_The exercise_.
Type out the data exactly as given. Skip any image.

## begin

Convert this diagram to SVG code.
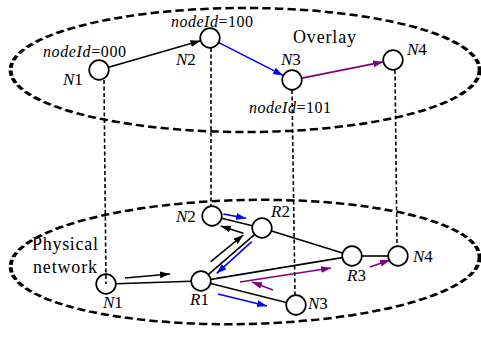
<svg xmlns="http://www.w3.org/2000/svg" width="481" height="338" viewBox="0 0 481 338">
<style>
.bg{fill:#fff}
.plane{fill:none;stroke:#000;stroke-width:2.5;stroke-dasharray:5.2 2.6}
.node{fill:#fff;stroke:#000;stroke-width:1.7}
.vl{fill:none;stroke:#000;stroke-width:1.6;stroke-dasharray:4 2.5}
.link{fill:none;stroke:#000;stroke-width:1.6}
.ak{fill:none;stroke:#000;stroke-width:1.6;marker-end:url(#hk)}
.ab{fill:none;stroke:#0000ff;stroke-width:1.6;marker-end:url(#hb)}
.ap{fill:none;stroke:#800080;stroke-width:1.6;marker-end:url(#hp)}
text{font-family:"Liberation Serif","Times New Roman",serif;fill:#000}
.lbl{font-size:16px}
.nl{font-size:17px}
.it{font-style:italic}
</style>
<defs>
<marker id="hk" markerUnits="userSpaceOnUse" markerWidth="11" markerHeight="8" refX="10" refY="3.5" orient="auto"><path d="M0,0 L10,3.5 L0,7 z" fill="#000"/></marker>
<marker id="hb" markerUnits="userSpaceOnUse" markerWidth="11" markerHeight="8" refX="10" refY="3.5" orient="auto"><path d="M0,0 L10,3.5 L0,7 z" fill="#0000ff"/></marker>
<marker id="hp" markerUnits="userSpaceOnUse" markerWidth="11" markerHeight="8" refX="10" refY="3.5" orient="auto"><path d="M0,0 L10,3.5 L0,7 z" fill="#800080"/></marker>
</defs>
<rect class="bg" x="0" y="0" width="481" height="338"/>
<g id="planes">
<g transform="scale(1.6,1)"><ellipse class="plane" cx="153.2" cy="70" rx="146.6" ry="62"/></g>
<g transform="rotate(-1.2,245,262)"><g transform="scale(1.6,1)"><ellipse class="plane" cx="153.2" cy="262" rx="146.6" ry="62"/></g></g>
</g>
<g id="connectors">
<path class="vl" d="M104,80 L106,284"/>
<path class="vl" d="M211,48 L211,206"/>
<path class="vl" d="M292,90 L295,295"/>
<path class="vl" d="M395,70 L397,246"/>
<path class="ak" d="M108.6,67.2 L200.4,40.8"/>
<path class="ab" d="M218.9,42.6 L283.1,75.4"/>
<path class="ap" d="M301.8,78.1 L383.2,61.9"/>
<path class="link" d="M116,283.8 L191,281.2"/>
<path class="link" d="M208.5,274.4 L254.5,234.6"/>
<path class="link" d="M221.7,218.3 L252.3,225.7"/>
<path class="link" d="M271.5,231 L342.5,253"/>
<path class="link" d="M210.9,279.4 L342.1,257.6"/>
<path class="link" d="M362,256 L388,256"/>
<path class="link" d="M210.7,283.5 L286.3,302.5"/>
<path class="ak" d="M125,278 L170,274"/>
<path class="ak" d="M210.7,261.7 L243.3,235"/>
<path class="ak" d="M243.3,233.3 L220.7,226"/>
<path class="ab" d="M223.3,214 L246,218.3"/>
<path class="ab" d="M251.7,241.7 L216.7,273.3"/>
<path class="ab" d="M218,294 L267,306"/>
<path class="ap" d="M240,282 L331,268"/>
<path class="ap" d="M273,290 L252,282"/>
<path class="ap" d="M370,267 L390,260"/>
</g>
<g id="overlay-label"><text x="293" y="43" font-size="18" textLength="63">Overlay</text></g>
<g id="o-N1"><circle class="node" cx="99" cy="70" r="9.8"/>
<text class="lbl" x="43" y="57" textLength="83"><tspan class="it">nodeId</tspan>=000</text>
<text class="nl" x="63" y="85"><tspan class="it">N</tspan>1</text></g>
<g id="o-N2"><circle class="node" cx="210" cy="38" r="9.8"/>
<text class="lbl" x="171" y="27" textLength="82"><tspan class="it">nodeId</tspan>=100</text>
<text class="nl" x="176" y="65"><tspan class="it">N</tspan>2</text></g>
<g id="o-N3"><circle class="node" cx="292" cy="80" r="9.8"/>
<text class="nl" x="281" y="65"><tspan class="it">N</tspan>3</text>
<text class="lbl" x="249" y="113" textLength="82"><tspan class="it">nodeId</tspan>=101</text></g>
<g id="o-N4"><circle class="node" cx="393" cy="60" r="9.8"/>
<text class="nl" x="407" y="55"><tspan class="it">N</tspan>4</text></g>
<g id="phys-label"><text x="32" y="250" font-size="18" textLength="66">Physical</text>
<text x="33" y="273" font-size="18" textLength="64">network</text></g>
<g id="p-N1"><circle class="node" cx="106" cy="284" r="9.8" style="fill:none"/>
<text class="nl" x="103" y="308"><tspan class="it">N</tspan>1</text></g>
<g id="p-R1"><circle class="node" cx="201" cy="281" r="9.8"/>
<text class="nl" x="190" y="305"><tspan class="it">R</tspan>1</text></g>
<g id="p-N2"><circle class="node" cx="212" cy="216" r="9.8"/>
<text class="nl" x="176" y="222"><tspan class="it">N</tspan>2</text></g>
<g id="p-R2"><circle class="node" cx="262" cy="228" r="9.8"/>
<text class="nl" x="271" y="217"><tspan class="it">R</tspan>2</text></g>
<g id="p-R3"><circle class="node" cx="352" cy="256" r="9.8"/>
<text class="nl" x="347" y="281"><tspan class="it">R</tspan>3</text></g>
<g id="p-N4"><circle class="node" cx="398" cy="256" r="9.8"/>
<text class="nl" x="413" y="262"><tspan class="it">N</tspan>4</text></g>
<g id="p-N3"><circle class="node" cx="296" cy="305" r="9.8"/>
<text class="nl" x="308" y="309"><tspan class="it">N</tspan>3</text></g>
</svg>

## end

_Solution to the exercise_.
Convert this diagram to SVG code.
<svg xmlns="http://www.w3.org/2000/svg" width="481" height="338" viewBox="0 0 481 338">
<style>
.bg{fill:#fff}
.plane{fill:none;stroke:#000;stroke-width:2.5;stroke-dasharray:5.2 2.6}
.node{fill:#fff;stroke:#000;stroke-width:1.7}
.vl{fill:none;stroke:#000;stroke-width:1.6;stroke-dasharray:4 2.5}
.link{fill:none;stroke:#000;stroke-width:1.6}
.ak{fill:none;stroke:#000;stroke-width:1.6;marker-end:url(#hk)}
.ab{fill:none;stroke:#0000ff;stroke-width:1.6;marker-end:url(#hb)}
.ap{fill:none;stroke:#800080;stroke-width:1.6;marker-end:url(#hp)}
text{font-family:"Liberation Serif","Times New Roman",serif;fill:#000}
.lbl{font-size:16px}
.nl{font-size:17px}
.it{font-style:italic}
</style>
<defs>
<marker id="hk" markerUnits="userSpaceOnUse" markerWidth="11" markerHeight="8" refX="10" refY="3.5" orient="auto"><path d="M0,0 L10,3.5 L0,7 z" fill="#000"/></marker>
<marker id="hb" markerUnits="userSpaceOnUse" markerWidth="11" markerHeight="8" refX="10" refY="3.5" orient="auto"><path d="M0,0 L10,3.5 L0,7 z" fill="#0000ff"/></marker>
<marker id="hp" markerUnits="userSpaceOnUse" markerWidth="11" markerHeight="8" refX="10" refY="3.5" orient="auto"><path d="M0,0 L10,3.5 L0,7 z" fill="#800080"/></marker>
</defs>
<rect class="bg" x="0" y="0" width="481" height="338"/>
<g id="planes">
<g transform="scale(1.6,1)"><ellipse class="plane" cx="153.2" cy="70" rx="146.6" ry="62"/></g>
<g transform="rotate(-1.2,245,262)"><g transform="scale(1.6,1)"><ellipse class="plane" cx="153.2" cy="262" rx="146.6" ry="62"/></g></g>
</g>
<g id="connectors">
<path class="vl" d="M104,80 L106,284"/>
<path class="vl" d="M211,48 L211,206"/>
<path class="vl" d="M292,90 L295,295"/>
<path class="vl" d="M395,70 L397,246"/>
<path class="ak" d="M108.6,67.2 L200.4,40.8"/>
<path class="ab" d="M218.9,42.6 L283.1,75.4"/>
<path class="ap" d="M301.8,78.1 L383.2,61.9"/>
<path class="link" d="M116,283.8 L191,281.2"/>
<path class="link" d="M208.5,274.4 L254.5,234.6"/>
<path class="link" d="M221.7,218.3 L252.3,225.7"/>
<path class="link" d="M271.5,231 L342.5,253"/>
<path class="link" d="M210.9,279.4 L342.1,257.6"/>
<path class="link" d="M362,256 L388,256"/>
<path class="link" d="M210.7,283.5 L286.3,302.5"/>
<path class="ak" d="M125,278 L170,274"/>
<path class="ak" d="M210.7,261.7 L243.3,235"/>
<path class="ak" d="M243.3,233.3 L220.7,226"/>
<path class="ab" d="M223.3,214 L246,218.3"/>
<path class="ab" d="M251.7,241.7 L216.7,273.3"/>
<path class="ab" d="M218,294 L267,306"/>
<path class="ap" d="M240,282 L331,268"/>
<path class="ap" d="M273,290 L252,282"/>
<path class="ap" d="M370,267 L390,260"/>
</g>
<g id="overlay-label"><text x="293" y="43" font-size="18" textLength="63">Overlay</text></g>
<g id="o-N1"><circle class="node" cx="99" cy="70" r="9.8"/>
<text class="lbl" x="43" y="57" textLength="83"><tspan class="it">nodeId</tspan>=000</text>
<text class="nl" x="63" y="85"><tspan class="it">N</tspan>1</text></g>
<g id="o-N2"><circle class="node" cx="210" cy="38" r="9.8"/>
<text class="lbl" x="171" y="27" textLength="82"><tspan class="it">nodeId</tspan>=100</text>
<text class="nl" x="176" y="65"><tspan class="it">N</tspan>2</text></g>
<g id="o-N3"><circle class="node" cx="292" cy="80" r="9.8"/>
<text class="nl" x="281" y="65"><tspan class="it">N</tspan>3</text>
<text class="lbl" x="249" y="113" textLength="82"><tspan class="it">nodeId</tspan>=101</text></g>
<g id="o-N4"><circle class="node" cx="393" cy="60" r="9.8"/>
<text class="nl" x="407" y="55"><tspan class="it">N</tspan>4</text></g>
<g id="phys-label"><text x="32" y="250" font-size="18" textLength="66">Physical</text>
<text x="33" y="273" font-size="18" textLength="64">network</text></g>
<g id="p-N1"><circle class="node" cx="106" cy="284" r="9.8" style="fill:none"/>
<text class="nl" x="103" y="308"><tspan class="it">N</tspan>1</text></g>
<g id="p-R1"><circle class="node" cx="201" cy="281" r="9.8"/>
<text class="nl" x="190" y="305"><tspan class="it">R</tspan>1</text></g>
<g id="p-N2"><circle class="node" cx="212" cy="216" r="9.8"/>
<text class="nl" x="176" y="222"><tspan class="it">N</tspan>2</text></g>
<g id="p-R2"><circle class="node" cx="262" cy="228" r="9.8"/>
<text class="nl" x="271" y="217"><tspan class="it">R</tspan>2</text></g>
<g id="p-R3"><circle class="node" cx="352" cy="256" r="9.8"/>
<text class="nl" x="347" y="281"><tspan class="it">R</tspan>3</text></g>
<g id="p-N4"><circle class="node" cx="398" cy="256" r="9.8"/>
<text class="nl" x="413" y="262"><tspan class="it">N</tspan>4</text></g>
<g id="p-N3"><circle class="node" cx="296" cy="305" r="9.8"/>
<text class="nl" x="308" y="309"><tspan class="it">N</tspan>3</text></g>
</svg>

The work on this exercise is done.